__What is needed__: Reproduce the first line and every line after it, exactly, through the one containing "const media = [0.06, 0.06, 0.06, 0.06, 0.06, 0.06, 0.06, 0.06];". Leave out the rest.

__Dataset section__:
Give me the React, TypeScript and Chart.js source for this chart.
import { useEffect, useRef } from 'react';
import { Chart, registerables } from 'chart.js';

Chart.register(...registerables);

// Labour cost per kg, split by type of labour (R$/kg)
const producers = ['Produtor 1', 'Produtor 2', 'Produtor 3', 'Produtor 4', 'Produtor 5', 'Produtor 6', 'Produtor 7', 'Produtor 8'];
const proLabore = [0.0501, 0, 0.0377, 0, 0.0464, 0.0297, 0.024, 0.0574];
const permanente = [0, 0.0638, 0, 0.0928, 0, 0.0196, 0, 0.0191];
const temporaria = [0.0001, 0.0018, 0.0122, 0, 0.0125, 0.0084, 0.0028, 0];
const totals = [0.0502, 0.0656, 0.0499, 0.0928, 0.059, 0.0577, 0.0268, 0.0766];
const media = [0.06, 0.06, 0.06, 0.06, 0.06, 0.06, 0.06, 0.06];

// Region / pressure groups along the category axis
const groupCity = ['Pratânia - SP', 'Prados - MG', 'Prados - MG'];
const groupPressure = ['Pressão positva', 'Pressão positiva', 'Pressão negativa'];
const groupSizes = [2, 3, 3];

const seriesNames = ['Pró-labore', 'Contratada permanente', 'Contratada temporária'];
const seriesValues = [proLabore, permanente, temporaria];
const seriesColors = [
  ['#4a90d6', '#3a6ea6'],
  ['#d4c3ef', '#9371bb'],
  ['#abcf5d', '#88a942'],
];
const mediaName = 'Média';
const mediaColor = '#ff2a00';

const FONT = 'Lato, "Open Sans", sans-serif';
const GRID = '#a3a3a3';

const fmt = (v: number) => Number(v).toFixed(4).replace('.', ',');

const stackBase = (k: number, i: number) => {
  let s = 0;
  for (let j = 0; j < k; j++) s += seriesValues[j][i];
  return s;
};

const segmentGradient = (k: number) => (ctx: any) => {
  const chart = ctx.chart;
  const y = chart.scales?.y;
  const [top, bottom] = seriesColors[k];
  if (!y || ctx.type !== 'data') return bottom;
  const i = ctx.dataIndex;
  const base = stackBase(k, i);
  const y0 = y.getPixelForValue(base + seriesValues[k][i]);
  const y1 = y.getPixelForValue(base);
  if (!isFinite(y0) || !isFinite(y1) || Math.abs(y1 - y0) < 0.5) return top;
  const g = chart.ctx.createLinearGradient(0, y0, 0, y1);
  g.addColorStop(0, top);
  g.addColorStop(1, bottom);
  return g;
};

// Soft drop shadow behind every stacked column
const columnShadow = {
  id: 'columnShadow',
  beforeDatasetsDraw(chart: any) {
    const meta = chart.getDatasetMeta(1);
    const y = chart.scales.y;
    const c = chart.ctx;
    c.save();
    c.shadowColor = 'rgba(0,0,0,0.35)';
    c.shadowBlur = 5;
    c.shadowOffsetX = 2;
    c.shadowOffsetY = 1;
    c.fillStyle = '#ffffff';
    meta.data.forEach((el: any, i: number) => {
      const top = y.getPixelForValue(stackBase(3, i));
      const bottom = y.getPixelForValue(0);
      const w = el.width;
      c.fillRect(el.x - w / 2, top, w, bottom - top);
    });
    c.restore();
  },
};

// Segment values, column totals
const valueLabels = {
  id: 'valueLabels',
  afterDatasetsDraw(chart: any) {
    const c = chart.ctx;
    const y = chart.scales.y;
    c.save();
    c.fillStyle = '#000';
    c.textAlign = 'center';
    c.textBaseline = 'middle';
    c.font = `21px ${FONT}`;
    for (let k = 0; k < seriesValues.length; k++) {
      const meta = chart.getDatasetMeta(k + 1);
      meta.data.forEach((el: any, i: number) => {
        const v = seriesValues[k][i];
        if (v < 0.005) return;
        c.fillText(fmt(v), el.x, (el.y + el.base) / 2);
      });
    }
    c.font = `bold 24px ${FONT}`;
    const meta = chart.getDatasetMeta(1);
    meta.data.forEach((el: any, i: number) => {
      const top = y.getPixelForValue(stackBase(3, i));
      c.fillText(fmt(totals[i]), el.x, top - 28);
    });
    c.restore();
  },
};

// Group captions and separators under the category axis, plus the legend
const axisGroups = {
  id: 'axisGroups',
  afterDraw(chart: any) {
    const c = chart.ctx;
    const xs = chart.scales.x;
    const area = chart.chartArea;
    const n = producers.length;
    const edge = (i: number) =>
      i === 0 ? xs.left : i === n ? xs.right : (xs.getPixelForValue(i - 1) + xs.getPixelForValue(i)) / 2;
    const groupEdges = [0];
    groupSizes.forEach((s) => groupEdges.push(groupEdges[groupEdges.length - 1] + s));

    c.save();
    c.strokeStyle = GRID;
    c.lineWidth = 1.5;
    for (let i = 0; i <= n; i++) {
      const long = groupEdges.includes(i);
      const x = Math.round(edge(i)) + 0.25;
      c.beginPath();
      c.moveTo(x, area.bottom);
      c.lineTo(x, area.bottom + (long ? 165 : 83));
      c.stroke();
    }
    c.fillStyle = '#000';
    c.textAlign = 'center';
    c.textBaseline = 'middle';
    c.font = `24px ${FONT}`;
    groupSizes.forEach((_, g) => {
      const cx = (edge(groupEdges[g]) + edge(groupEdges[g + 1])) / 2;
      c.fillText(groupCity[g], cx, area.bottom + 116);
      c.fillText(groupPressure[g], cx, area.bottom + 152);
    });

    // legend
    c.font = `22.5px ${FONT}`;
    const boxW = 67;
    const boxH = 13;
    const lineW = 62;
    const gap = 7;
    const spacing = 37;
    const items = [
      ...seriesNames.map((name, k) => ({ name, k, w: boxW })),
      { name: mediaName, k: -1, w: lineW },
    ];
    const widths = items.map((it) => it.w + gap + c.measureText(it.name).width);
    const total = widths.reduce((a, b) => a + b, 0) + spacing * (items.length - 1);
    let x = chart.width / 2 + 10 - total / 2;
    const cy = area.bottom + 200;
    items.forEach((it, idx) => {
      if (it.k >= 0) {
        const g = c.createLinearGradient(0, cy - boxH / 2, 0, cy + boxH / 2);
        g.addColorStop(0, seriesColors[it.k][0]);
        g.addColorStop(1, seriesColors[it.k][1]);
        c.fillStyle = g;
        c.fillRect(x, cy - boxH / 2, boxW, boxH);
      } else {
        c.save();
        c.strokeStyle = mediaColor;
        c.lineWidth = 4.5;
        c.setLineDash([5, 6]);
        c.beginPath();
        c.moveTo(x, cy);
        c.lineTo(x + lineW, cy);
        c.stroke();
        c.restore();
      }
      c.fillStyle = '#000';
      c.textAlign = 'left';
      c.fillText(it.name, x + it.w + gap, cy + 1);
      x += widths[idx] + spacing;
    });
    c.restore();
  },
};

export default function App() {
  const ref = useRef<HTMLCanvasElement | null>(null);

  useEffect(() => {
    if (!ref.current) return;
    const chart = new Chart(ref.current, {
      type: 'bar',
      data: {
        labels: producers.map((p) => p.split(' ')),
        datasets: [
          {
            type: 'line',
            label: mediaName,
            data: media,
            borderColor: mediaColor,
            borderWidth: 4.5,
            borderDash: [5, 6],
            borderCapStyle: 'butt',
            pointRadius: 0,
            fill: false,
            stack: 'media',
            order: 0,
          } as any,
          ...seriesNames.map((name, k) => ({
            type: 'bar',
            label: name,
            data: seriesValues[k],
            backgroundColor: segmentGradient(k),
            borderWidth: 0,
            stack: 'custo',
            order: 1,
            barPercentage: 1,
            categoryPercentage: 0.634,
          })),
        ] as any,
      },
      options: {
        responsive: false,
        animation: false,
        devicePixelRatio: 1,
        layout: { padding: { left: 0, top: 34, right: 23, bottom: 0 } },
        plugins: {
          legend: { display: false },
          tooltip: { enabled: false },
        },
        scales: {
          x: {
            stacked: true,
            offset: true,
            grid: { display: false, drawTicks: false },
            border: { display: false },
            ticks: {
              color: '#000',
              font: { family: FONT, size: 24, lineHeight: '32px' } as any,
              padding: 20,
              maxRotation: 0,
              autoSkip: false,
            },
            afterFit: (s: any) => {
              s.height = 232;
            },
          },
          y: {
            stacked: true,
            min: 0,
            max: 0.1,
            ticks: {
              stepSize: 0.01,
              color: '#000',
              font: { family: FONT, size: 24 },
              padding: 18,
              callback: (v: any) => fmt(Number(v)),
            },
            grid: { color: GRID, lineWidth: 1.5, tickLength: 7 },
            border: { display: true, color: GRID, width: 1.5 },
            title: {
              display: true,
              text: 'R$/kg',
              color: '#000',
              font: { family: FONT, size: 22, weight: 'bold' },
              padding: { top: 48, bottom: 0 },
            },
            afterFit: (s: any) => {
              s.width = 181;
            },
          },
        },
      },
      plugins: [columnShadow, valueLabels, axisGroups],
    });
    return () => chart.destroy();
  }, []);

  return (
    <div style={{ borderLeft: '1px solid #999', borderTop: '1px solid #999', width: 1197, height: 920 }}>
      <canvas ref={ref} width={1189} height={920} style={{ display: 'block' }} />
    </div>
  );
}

__Task answer__:
Give me the React, TypeScript and Chart.js source for this chart.
import { useEffect, useRef } from 'react';
import { Chart, registerables } from 'chart.js';

Chart.register(...registerables);

// Labour cost per kg, split by type of labour (R$/kg)
const producers = ['Produtor 1', 'Produtor 2', 'Produtor 3', 'Produtor 4', 'Produtor 5', 'Produtor 6', 'Produtor 7', 'Produtor 8'];
const proLabore = [0.0501, 0, 0.0377, 0, 0.0464, 0.0297, 0.024, 0.0574];
const permanente = [0, 0.0638, 0, 0.0928, 0, 0.0196, 0, 0.0191];
const temporaria = [0.0001, 0.0018, 0.0122, 0, 0.0125, 0.0084, 0.0028, 0];
const totals = [0.0502, 0.0656, 0.0499, 0.0928, 0.059, 0.0577, 0.0268, 0.0766];
const media = [0.06, 0.06, 0.06, 0.06, 0.06, 0.06, 0.06, 0.06];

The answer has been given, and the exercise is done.